According to the Times report, the proposal goes beyond any previous U.S. representations in that it contains a detailed plan for a solution of the Palestinian refugee problem. Under the plan, the refugees would be given the choice of repatriation to Israel or resettlement in Arab countries with compensation from Israel.

Mr. Grose reported that “it would be up to Israeli and Jordanian negotiators to agree on the number of refugees to be permitted repatriation annually, but the American paper specifies that the first refugees should arrive in Israel no more than three months after conclusion of a settlement.”

Mr. Grose said that in the American view, the proposal would give Israel a virtual veto over the number of Arab refugees to be admitted but Israeli analysts have denounced the plan on grounds that it would commit Israel to the principle of individual choice by each refugee even before the negotiations began.

The U.S. plan calls for the conclusion of a final and reciprocally binding agreement between Israel and Jordan to be reached under the auspices of United Nations peace envoy Gunnar V. Jarring following the procedure used by the Israelis and Arabs at the 1949 Rhodes armistice talks.

According to Mr.
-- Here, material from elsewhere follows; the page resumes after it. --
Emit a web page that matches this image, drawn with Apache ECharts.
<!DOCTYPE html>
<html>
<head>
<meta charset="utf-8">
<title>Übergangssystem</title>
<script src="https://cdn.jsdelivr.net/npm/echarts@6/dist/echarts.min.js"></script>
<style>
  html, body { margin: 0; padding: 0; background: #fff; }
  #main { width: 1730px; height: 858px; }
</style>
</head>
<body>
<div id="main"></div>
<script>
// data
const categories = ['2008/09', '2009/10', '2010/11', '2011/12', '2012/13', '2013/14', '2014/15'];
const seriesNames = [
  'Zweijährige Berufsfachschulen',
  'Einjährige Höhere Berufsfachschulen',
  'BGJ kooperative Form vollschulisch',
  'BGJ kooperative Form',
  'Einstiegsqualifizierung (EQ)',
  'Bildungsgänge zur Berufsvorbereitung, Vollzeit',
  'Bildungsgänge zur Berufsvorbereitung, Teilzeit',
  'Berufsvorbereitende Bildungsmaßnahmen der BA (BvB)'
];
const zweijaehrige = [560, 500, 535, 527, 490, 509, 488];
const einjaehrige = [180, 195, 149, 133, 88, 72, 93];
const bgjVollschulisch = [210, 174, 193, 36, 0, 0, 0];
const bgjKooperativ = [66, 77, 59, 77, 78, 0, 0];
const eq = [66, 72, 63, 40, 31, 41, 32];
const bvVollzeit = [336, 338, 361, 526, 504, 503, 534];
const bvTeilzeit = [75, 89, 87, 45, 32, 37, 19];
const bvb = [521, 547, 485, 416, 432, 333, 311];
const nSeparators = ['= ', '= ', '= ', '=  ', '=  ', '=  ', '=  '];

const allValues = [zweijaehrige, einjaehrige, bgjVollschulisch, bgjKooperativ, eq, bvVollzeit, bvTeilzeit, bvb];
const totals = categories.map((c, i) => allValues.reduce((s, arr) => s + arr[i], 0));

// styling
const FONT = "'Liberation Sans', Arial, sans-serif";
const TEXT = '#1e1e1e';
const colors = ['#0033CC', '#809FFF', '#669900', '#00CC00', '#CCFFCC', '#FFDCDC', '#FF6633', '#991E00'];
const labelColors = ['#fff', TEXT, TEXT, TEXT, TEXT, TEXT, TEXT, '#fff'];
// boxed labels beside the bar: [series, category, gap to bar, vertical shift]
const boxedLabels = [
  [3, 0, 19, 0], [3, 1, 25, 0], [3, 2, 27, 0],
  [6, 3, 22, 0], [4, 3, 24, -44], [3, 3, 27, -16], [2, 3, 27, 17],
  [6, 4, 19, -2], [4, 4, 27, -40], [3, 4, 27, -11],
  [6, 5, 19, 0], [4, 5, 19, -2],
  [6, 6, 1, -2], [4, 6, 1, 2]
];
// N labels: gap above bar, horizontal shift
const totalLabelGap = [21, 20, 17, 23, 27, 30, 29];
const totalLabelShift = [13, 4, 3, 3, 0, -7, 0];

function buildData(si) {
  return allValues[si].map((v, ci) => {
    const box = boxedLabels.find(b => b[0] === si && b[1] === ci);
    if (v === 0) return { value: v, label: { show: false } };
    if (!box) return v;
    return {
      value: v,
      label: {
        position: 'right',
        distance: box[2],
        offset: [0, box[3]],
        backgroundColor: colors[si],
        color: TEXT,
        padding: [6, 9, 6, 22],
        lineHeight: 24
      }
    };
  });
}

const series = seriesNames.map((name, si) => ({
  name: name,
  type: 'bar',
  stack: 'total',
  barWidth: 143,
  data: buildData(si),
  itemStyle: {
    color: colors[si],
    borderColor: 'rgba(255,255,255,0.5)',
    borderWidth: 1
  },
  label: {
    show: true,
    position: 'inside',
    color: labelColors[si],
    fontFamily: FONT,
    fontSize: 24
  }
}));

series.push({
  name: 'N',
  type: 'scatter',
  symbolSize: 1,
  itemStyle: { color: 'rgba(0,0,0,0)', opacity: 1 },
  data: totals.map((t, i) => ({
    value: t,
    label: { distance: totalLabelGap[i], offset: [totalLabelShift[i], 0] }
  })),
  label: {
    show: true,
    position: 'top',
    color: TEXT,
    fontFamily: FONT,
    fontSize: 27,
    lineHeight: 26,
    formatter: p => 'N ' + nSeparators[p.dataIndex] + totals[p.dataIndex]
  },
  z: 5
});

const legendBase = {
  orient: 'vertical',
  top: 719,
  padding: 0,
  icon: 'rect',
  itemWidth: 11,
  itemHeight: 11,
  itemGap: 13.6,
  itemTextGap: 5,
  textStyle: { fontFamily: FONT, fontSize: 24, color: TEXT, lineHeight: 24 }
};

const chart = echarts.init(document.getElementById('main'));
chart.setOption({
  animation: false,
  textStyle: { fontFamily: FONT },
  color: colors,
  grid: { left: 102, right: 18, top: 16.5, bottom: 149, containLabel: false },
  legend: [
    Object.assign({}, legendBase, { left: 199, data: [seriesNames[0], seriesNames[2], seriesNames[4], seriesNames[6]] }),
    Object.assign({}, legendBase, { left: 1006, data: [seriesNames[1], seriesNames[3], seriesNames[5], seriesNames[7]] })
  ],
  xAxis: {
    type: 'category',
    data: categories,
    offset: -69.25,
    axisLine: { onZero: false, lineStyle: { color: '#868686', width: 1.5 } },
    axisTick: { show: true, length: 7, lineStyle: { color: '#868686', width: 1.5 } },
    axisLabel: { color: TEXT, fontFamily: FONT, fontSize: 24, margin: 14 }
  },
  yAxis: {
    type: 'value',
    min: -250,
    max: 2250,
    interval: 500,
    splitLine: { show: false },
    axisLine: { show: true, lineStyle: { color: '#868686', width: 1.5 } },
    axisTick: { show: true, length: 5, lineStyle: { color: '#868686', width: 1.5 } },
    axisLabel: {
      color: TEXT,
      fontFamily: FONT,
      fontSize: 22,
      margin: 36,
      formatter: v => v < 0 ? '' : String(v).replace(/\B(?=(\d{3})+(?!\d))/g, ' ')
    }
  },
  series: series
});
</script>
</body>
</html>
Grose, the two parties would work out a timetable for the withdrawal of Israeli forces from substantially all of the West Bank occupied by Israel in the June, 1967 Six-Day war and “each country would accept the obligations of a state of peace between them, including the prohibition of any acts of violence from its territory against the other.”
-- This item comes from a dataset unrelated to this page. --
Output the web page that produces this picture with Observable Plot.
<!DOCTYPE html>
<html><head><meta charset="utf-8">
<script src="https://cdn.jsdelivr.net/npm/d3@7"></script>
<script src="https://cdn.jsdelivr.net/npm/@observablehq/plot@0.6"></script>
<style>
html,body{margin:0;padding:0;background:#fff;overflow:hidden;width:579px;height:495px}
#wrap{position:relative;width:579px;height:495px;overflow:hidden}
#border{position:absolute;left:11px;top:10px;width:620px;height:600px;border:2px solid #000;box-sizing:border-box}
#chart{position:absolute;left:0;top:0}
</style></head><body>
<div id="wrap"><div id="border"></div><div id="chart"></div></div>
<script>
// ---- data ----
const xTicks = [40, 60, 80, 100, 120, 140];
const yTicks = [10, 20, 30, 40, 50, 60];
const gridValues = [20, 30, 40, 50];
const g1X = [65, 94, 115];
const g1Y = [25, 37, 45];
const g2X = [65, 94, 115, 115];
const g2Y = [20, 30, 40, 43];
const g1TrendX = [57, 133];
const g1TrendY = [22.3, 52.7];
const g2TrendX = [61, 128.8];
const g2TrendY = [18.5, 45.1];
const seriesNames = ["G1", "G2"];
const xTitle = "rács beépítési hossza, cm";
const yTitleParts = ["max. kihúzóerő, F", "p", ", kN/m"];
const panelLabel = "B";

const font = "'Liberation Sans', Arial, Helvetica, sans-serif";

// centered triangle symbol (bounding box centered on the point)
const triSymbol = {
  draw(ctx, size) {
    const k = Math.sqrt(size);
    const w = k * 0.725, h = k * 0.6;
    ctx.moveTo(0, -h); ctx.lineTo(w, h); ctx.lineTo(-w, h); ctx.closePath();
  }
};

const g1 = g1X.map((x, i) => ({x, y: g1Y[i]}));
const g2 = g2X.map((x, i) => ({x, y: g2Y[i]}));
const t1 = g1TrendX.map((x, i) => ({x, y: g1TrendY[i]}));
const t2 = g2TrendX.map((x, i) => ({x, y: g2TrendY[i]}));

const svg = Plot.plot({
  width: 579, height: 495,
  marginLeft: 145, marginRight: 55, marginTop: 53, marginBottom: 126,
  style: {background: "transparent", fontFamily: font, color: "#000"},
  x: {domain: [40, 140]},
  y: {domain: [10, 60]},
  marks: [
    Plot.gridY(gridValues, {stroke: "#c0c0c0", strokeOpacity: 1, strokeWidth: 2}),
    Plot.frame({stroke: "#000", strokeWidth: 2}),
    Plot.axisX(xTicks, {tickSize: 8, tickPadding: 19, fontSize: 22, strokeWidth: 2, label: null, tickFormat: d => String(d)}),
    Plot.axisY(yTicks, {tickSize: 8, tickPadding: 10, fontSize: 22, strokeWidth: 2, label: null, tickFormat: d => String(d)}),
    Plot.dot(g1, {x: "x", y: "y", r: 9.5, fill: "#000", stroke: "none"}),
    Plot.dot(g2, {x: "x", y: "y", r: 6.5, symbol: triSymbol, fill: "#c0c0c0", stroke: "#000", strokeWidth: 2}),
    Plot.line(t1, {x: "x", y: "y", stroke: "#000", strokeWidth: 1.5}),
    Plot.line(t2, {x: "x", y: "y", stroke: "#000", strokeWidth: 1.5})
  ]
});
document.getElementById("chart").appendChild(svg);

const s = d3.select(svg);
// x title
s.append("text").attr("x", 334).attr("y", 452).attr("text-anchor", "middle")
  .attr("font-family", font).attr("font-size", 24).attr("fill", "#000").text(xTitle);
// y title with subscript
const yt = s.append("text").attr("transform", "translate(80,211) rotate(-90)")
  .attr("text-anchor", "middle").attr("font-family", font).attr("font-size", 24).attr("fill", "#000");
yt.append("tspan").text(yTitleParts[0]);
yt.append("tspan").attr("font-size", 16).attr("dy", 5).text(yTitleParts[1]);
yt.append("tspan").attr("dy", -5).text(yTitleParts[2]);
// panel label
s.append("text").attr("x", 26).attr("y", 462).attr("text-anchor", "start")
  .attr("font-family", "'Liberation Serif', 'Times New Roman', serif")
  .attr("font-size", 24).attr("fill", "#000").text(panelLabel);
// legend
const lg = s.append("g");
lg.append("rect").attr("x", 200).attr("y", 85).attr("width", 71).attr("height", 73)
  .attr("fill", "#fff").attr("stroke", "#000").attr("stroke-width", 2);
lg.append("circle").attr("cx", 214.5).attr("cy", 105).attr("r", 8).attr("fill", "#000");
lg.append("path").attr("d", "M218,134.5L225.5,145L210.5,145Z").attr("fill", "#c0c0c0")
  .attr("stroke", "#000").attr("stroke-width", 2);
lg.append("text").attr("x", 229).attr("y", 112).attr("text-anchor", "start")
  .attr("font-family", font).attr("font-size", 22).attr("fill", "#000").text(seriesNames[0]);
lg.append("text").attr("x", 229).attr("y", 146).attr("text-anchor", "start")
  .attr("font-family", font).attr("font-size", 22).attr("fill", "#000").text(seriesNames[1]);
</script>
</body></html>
Under the American Plan, Israel and Jordan would agree to permanent frontiers “approximating” the 1949 armistice demarcation line but allowing for “alterations based on practical security requirements and administrative or economic convenience.” The proposal relating to Jerusalem repeated almost to the word, Secretary Rogers’ Dec. 9 reference to the city, according to Mr. Grose. The plan calls for a unified city in which Israel and Jordan would share in the civic and economic responsibilities of city government. Other sections of the proposal would have Israel and Jordan work out an arrangement for the Gaza Strip in line with a parallel accord between Israel and Egypt, and security arrangements for the West Bank including the delineation of demilitarized zones. Jordan would affirm that the Straits of Tiran and Gulf of Aqaba are international waterways open to the shipping of all nations including Israel.

The American proposal notes that an Israeli-Jordanian settlement would take effect only with a simultaneous accord between Israel and Egypt, “a point stressed by U.S. officials to rebut Arab charges that the plan seeks to divide the Arabs,” Mr. Grose wrote.